Los ciudadanos no vendían su producto directamente, lo cual habría añadido una capa de intimidad administrativa difícil de gestionar. Existían intermediarios que recogían el líquido de los urinarios públicos y lo revendían a los talleres. A esos intermediarios fue a quienes Vespasiano decidió cobrar. No se trataba de gravar el acto de orinar —eso vendría siglos más tarde, en otros países y con menos sentido del humor— sino el negocio resultante. La medida levantó ampollas, algunas más justificadas que otras y provocó incluso la desaprobación del propio hijo del emperador, Tito, que consideró el impuesto indigno.

Aquí entra en escena la anécdota que ha garantizado a Vespasiano un lugar eterno en los manuales de historia y en los chistes de sobremesa. Según cuenta Suetonio, el emperador tomó una moneda procedente de aquel impuesto, se la acercó a la nariz a su hijo y le preguntó si olía mal. Tito respondió que no. Y entonces llegó la sentencia definitiva, pronunciada con la serenidad de quien sabe que ha ganado la discusión para siempre: pecunia non olet. El dinero no huele.

No era solo una gracia ingeniosa, aunque lo fuera. Era toda una filosofía de gobierno resumida en tres palabras. Para Vespasiano, el origen del dinero —agradable o repulsivo— era irrelevante. Lo único que importaba era que permitiera pagar al ejército, mantener la administración y levantar edificios monumentales como el Anfiteatro Flavio, hoy conocido como el Coliseo, lo que significa que una pequeña parte de ese icono eterno de Roma se financió, indirectamente, gracias a orina fermentada. Hay pensamientos que uno no puede desleer.

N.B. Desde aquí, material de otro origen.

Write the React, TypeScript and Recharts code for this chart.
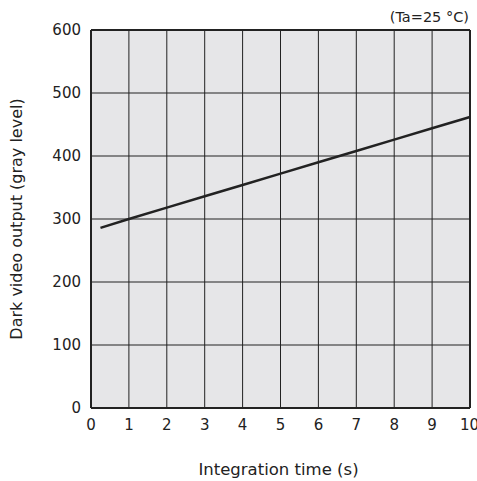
import { LineChart, Line, XAxis, YAxis, CartesianGrid, ReferenceLine } from 'recharts';

// Integration time (s) vs dark output (gray level)
const integrationTime = [0.25, 1, 2, 3, 4, 5, 6, 7, 8, 9, 10];
const darkOutput = [286, 300, 318, 336, 354, 372, 390, 408, 426, 444, 462];
const xTicks = [0, 1, 2, 3, 4, 5, 6, 7, 8, 9, 10];
const yTicks = [0, 100, 200, 300, 400, 500, 600];

const data = integrationTime.map((t, i) => ({ t, v: darkOutput[i] }));

const font = '"DejaVu Sans", Verdana, sans-serif';
const ink = '#222222';

export default function App() {
    return (
        <div style={{ position: 'absolute', left: 0, top: 0, width: 477, height: 481, background: '#fff', fontFamily: font }}>
            <LineChart width={477} height={481} data={data} margin={{ top: 30, right: 7, left: 0, bottom: 0 }}>
                <CartesianGrid stroke={ink} strokeWidth={1} fill="#e6e6e8" fillOpacity={1} />
                <XAxis
                    dataKey="t"
                    type="number"
                    domain={[0, 10]}
                    ticks={xTicks}
                    tickLine={false}
                    axisLine={{ stroke: ink, strokeWidth: 2 }}
                    tick={{ fill: ink, fontSize: 15, fontFamily: font }}
                    tickMargin={5}
                    height={73}
                    label={{ value: 'Integration time (s)', position: 'insideBottom', offset: 6, fill: ink, fontSize: 16.5, fontFamily: font, dx: -2 }}
                />
                <YAxis
                    type="number"
                    domain={[0, 600]}
                    ticks={yTicks}
                    tickLine={false}
                    axisLine={{ stroke: ink, strokeWidth: 2 }}
                    tick={{ fill: ink, fontSize: 15, fontFamily: font }}
                    tickMargin={4}
                    width={91}
                    label={{ value: 'Dark video output (gray level)', angle: -90, position: 'insideLeft', offset: 16, fill: ink, fontSize: 16, fontFamily: font, style: { textAnchor: 'middle' } }}
                />
                <ReferenceLine y={600} stroke={ink} strokeWidth={2} />
                <ReferenceLine x={10} stroke={ink} strokeWidth={2} />
                <Line
                    type="linear"
                    dataKey="v"
                    stroke={ink}
                    strokeWidth={2.5}
                    dot={false}
                    isAnimationActive={false}
                />
                <text x={469} y={22} textAnchor="end" fill={ink} fontSize={14.5} fontFamily={font}>
                    (Ta=25 °C)
                </text>
            </LineChart>
        </div>
    );
}
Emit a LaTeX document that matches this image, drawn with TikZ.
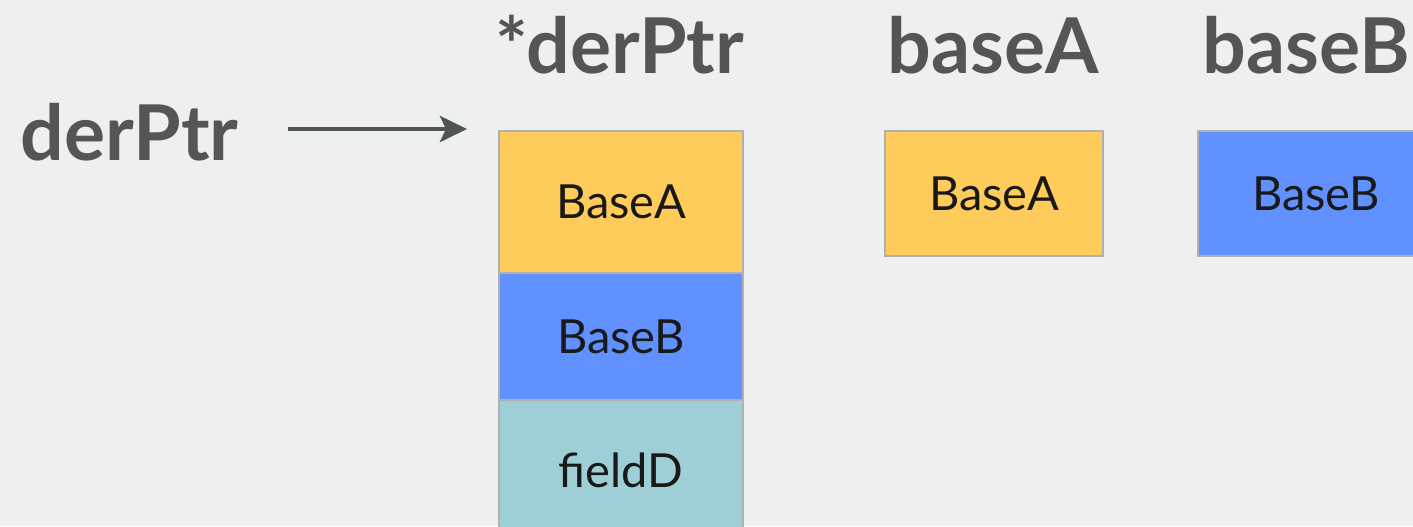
\documentclass[tikz,border=0pt]{standalone}
\usepackage{fontspec}
\setmainfont{Lato}
\usetikzlibrary{arrows.meta}
\definecolor{bg}{HTML}{EEEFF1}
\definecolor{ttl}{HTML}{555555}
\definecolor{arr}{HTML}{505553}
\definecolor{yel}{HTML}{FFCC5C}
\definecolor{blu}{HTML}{6191FF}
\definecolor{tea}{HTML}{9ECED6}
\definecolor{edge}{HTML}{B0B0B0}
\tikzset{
  title/.style={text=ttl, font=\fontsize{38.5}{42}\selectfont\bfseries, anchor=base, inner sep=0pt},
  cell/.style={draw=edge, line width=1.2pt, anchor=north west, inner sep=0pt,
    font=\fontsize{23.5}{28}\selectfont, text=black!90},
  ptr/.style={draw=arr, line width=2.4pt, -{Stealth[length=13.5pt,width=13pt,inset=3pt]}}
}
\begin{document}
\begin{tikzpicture}[x=0.5pt,y=-0.5pt]
\useasboundingbox (0,0) rectangle (1413,526);
\fill[bg] (0,0) rectangle (1413,526);
\clip (0,0) rectangle (1413,526);
% titles
\node[title, anchor=base west] (dptr) at (20,160) {derPtr};
\node[title] (tderef) at (620,73) {*derPtr};
\node[title] (tbaseA) at (993,73) {baseA};
\node[title] (tbaseB) at (1306,73) {baseB};
% stack of derived object
\node[cell, fill=yel, minimum width=122pt, minimum height=71pt] (sA) at (498,130) {BaseA};
\node[cell, fill=blu, minimum width=122pt, minimum height=63.5pt] (sB) at (498,272) {BaseB};
\node[cell, fill=tea, minimum width=122pt, minimum height=70pt] (sD) at (498,399) {fieldD};
% separate objects
\node[cell, fill=yel, minimum width=109pt, minimum height=62.5pt] (bA) at (884,130) {BaseA};
\node[cell, fill=blu, minimum width=118pt, minimum height=62.5pt] (bB) at (1197,130) {BaseB};
% pointer arrow
\coordinate (as) at (288,129);
\coordinate (ae) at (467,129);
\draw[ptr] (as) -- (ae);
\end{tikzpicture}
\end{document}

La historia también revela hasta qué punto los romanos tenían una relación sorprendentemente relajada con el cuerpo humano y sus productos. Vivían rodeados de termas, cloacas, letrinas públicas y sistemas de drenaje tan eficaces que aún hoy despiertan envidia municipal. Los fluidos corporales no eran tabúes morales, sino elementos gestionables del paisaje urbano. Si algo podía reutilizarse, se reutilizaba. Si podía generar ingresos, mejor todavía.

El legado fue incluso lingüístico. En varios idiomas europeos, los urinarios públicos acabarían llamándose "vespasiennes", un homenaje que pocos emperadores han recibido y que probablemente ninguno habría solicitado. No todos logran que su nombre quede asociado para siempre a los baños públicos y, aun así, Vespasiano lo consiguió sin despeinarse.

Hoy citamos pecunia non olet para justificar impuestos incómodos, ingresos discutibles o decisiones fiscales que preferiríamos no examinar demasiado de cerca. Conviene recordar que su origen no es metafórico, sino escandalosamente literal: cubos de orina al sol romano, convertidos en dinero público. El dinero, en efecto, no huele. Pero a veces, cuando se rasca un poco la historia, cuenta historias que sí.